» Problem statement
Output the material below unchanged, apart from leaving out the pictures.

Plotting code records
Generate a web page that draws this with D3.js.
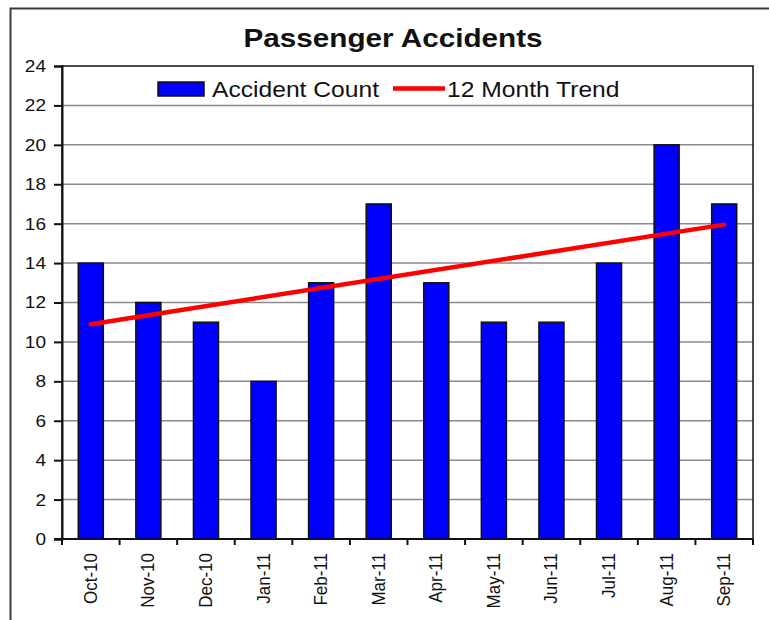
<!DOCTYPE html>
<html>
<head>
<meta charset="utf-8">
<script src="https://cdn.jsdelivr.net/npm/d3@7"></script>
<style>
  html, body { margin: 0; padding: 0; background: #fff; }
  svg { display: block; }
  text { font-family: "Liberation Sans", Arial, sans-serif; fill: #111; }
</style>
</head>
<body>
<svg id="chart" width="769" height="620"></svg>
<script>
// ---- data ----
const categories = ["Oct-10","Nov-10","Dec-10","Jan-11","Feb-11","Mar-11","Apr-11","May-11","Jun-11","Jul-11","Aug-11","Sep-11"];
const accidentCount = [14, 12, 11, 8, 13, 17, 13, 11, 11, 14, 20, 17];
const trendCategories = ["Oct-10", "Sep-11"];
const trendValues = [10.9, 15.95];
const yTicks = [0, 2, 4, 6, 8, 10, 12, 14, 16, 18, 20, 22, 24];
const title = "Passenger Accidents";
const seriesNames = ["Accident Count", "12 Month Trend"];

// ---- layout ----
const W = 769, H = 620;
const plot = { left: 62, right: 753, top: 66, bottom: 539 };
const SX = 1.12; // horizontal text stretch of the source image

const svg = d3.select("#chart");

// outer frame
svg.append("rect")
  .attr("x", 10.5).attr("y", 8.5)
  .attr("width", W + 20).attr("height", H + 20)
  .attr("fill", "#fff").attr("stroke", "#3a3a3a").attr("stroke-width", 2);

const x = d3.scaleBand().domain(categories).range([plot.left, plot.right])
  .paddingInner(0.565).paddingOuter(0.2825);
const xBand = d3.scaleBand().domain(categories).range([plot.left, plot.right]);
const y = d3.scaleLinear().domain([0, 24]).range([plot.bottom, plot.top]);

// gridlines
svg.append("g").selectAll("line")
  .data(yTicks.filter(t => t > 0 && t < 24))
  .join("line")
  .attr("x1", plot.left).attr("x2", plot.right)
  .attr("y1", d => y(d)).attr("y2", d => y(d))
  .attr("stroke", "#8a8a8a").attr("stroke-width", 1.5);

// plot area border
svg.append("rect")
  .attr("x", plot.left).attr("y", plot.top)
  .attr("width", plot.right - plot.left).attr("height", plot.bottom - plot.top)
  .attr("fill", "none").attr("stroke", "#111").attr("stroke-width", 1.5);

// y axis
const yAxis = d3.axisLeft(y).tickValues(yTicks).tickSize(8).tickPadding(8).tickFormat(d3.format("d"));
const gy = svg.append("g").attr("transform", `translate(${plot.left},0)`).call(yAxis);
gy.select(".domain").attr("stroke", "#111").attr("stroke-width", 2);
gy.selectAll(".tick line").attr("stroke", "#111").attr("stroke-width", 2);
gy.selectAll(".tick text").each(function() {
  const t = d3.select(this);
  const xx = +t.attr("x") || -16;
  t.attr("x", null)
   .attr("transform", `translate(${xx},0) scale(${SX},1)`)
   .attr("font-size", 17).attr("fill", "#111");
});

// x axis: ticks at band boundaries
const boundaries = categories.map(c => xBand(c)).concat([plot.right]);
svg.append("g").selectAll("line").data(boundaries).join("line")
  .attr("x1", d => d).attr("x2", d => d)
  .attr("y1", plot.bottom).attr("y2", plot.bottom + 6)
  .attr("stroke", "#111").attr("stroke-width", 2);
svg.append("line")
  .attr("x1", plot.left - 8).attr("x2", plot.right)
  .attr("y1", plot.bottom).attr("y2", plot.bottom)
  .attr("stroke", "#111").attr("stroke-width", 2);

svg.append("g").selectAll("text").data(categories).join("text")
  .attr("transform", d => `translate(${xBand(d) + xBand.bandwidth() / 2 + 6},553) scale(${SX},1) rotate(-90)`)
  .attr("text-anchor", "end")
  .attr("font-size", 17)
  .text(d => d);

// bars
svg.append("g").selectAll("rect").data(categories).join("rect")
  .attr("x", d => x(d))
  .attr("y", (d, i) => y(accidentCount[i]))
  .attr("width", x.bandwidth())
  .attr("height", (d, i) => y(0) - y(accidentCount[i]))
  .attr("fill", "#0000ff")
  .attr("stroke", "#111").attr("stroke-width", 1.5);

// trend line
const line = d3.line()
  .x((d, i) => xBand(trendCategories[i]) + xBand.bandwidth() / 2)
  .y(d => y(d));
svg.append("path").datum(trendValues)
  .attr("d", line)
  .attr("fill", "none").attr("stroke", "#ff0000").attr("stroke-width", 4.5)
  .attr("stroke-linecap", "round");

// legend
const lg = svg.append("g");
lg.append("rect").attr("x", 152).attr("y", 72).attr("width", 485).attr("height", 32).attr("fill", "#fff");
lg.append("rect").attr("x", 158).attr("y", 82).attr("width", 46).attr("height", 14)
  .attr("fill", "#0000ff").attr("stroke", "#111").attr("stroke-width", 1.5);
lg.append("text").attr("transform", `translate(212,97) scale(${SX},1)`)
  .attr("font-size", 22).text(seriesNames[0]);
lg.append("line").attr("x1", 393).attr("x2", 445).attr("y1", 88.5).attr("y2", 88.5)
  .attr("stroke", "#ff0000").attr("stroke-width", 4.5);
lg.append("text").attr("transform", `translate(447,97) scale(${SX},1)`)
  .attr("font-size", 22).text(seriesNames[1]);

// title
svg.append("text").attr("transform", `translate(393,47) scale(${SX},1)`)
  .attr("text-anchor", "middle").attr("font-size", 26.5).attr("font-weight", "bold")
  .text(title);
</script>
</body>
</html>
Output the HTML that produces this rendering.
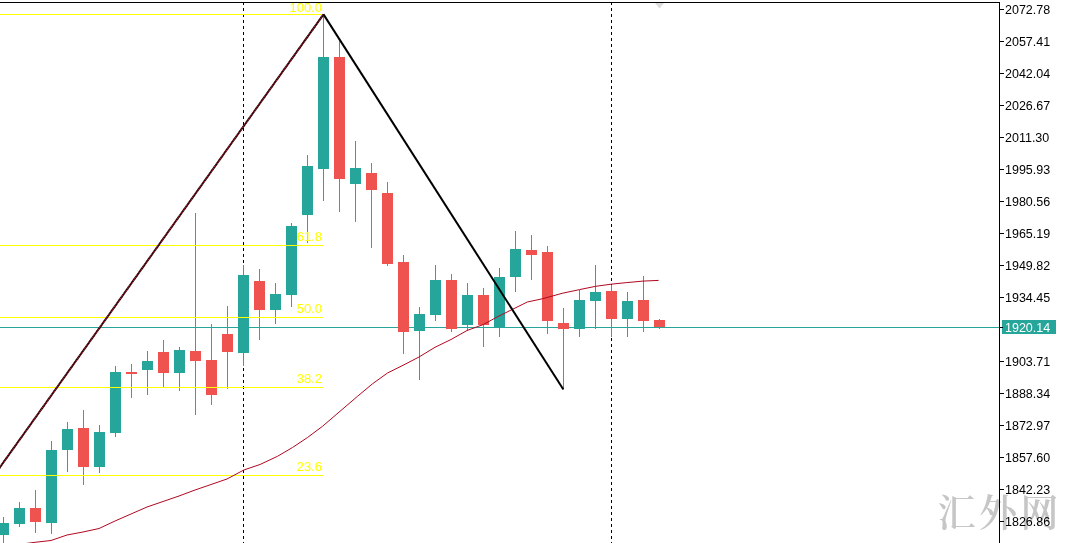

» Completed task
Generate a web page that draws this with D3.js.
<!DOCTYPE html>
<html>
<head>
<meta charset="utf-8">
<script src="https://cdn.jsdelivr.net/npm/d3@7"></script>
<style>
  html, body { margin: 0; padding: 0; background: #fff; }
  svg { display: block; }
  text { font-family: "Liberation Sans", Arial, sans-serif; fill: #111; }
</style>
</head>
<body>
<svg id="chart" width="769" height="620"></svg>
<script>
// ---- data ----
const categories = ["Oct-10","Nov-10","Dec-10","Jan-11","Feb-11","Mar-11","Apr-11","May-11","Jun-11","Jul-11","Aug-11","Sep-11"];
const accidentCount = [14, 12, 11, 8, 13, 17, 13, 11, 11, 14, 20, 17];
const trendCategories = ["Oct-10", "Sep-11"];
const trendValues = [10.9, 15.95];
const yTicks = [0, 2, 4, 6, 8, 10, 12, 14, 16, 18, 20, 22, 24];
const title = "Passenger Accidents";
const seriesNames = ["Accident Count", "12 Month Trend"];

// ---- layout ----
const W = 769, H = 620;
const plot = { left: 62, right: 753, top: 66, bottom: 539 };
const SX = 1.12; // horizontal text stretch of the source image

const svg = d3.select("#chart");

// outer frame
svg.append("rect")
  .attr("x", 10.5).attr("y", 8.5)
  .attr("width", W + 20).attr("height", H + 20)
  .attr("fill", "#fff").attr("stroke", "#3a3a3a").attr("stroke-width", 2);

const x = d3.scaleBand().domain(categories).range([plot.left, plot.right])
  .paddingInner(0.565).paddingOuter(0.2825);
const xBand = d3.scaleBand().domain(categories).range([plot.left, plot.right]);
const y = d3.scaleLinear().domain([0, 24]).range([plot.bottom, plot.top]);

// gridlines
svg.append("g").selectAll("line")
  .data(yTicks.filter(t => t > 0 && t < 24))
  .join("line")
  .attr("x1", plot.left).attr("x2", plot.right)
  .attr("y1", d => y(d)).attr("y2", d => y(d))
  .attr("stroke", "#8a8a8a").attr("stroke-width", 1.5);

// plot area border
svg.append("rect")
  .attr("x", plot.left).attr("y", plot.top)
  .attr("width", plot.right - plot.left).attr("height", plot.bottom - plot.top)
  .attr("fill", "none").attr("stroke", "#111").attr("stroke-width", 1.5);

// y axis
const yAxis = d3.axisLeft(y).tickValues(yTicks).tickSize(8).tickPadding(8).tickFormat(d3.format("d"));
const gy = svg.append("g").attr("transform", `translate(${plot.left},0)`).call(yAxis);
gy.select(".domain").attr("stroke", "#111").attr("stroke-width", 2);
gy.selectAll(".tick line").attr("stroke", "#111").attr("stroke-width", 2);
gy.selectAll(".tick text").each(function() {
  const t = d3.select(this);
  const xx = +t.attr("x") || -16;
  t.attr("x", null)
   .attr("transform", `translate(${xx},0) scale(${SX},1)`)
   .attr("font-size", 17).attr("fill", "#111");
});

// x axis: ticks at band boundaries
const boundaries = categories.map(c => xBand(c)).concat([plot.right]);
svg.append("g").selectAll("line").data(boundaries).join("line")
  .attr("x1", d => d).attr("x2", d => d)
  .attr("y1", plot.bottom).attr("y2", plot.bottom + 6)
  .attr("stroke", "#111").attr("stroke-width", 2);
svg.append("line")
  .attr("x1", plot.left - 8).attr("x2", plot.right)
  .attr("y1", plot.bottom).attr("y2", plot.bottom)
  .attr("stroke", "#111").attr("stroke-width", 2);

svg.append("g").selectAll("text").data(categories).join("text")
  .attr("transform", d => `translate(${xBand(d) + xBand.bandwidth() / 2 + 6},553) scale(${SX},1) rotate(-90)`)
  .attr("text-anchor", "end")
  .attr("font-size", 17)
  .text(d => d);

// bars
svg.append("g").selectAll("rect").data(categories).join("rect")
  .attr("x", d => x(d))
  .attr("y", (d, i) => y(accidentCount[i]))
  .attr("width", x.bandwidth())
  .attr("height", (d, i) => y(0) - y(accidentCount[i]))
  .attr("fill", "#0000ff")
  .attr("stroke", "#111").attr("stroke-width", 1.5);

// trend line
const line = d3.line()
  .x((d, i) => xBand(trendCategories[i]) + xBand.bandwidth() / 2)
  .y(d => y(d));
svg.append("path").datum(trendValues)
  .attr("d", line)
  .attr("fill", "none").attr("stroke", "#ff0000").attr("stroke-width", 4.5)
  .attr("stroke-linecap", "round");

// legend
const lg = svg.append("g");
lg.append("rect").attr("x", 152).attr("y", 72).attr("width", 485).attr("height", 32).attr("fill", "#fff");
lg.append("rect").attr("x", 158).attr("y", 82).attr("width", 46).attr("height", 14)
  .attr("fill", "#0000ff").attr("stroke", "#111").attr("stroke-width", 1.5);
lg.append("text").attr("transform", `translate(212,97) scale(${SX},1)`)
  .attr("font-size", 22).text(seriesNames[0]);
lg.append("line").attr("x1", 393).attr("x2", 445).attr("y1", 88.5).attr("y2", 88.5)
  .attr("stroke", "#ff0000").attr("stroke-width", 4.5);
lg.append("text").attr("transform", `translate(447,97) scale(${SX},1)`)
  .attr("font-size", 22).text(seriesNames[1]);

// title
svg.append("text").attr("transform", `translate(393,47) scale(${SX},1)`)
  .attr("text-anchor", "middle").attr("font-size", 26.5).attr("font-weight", "bold")
  .text(title);
</script>
</body>
</html>
Output the HTML that produces this rendering.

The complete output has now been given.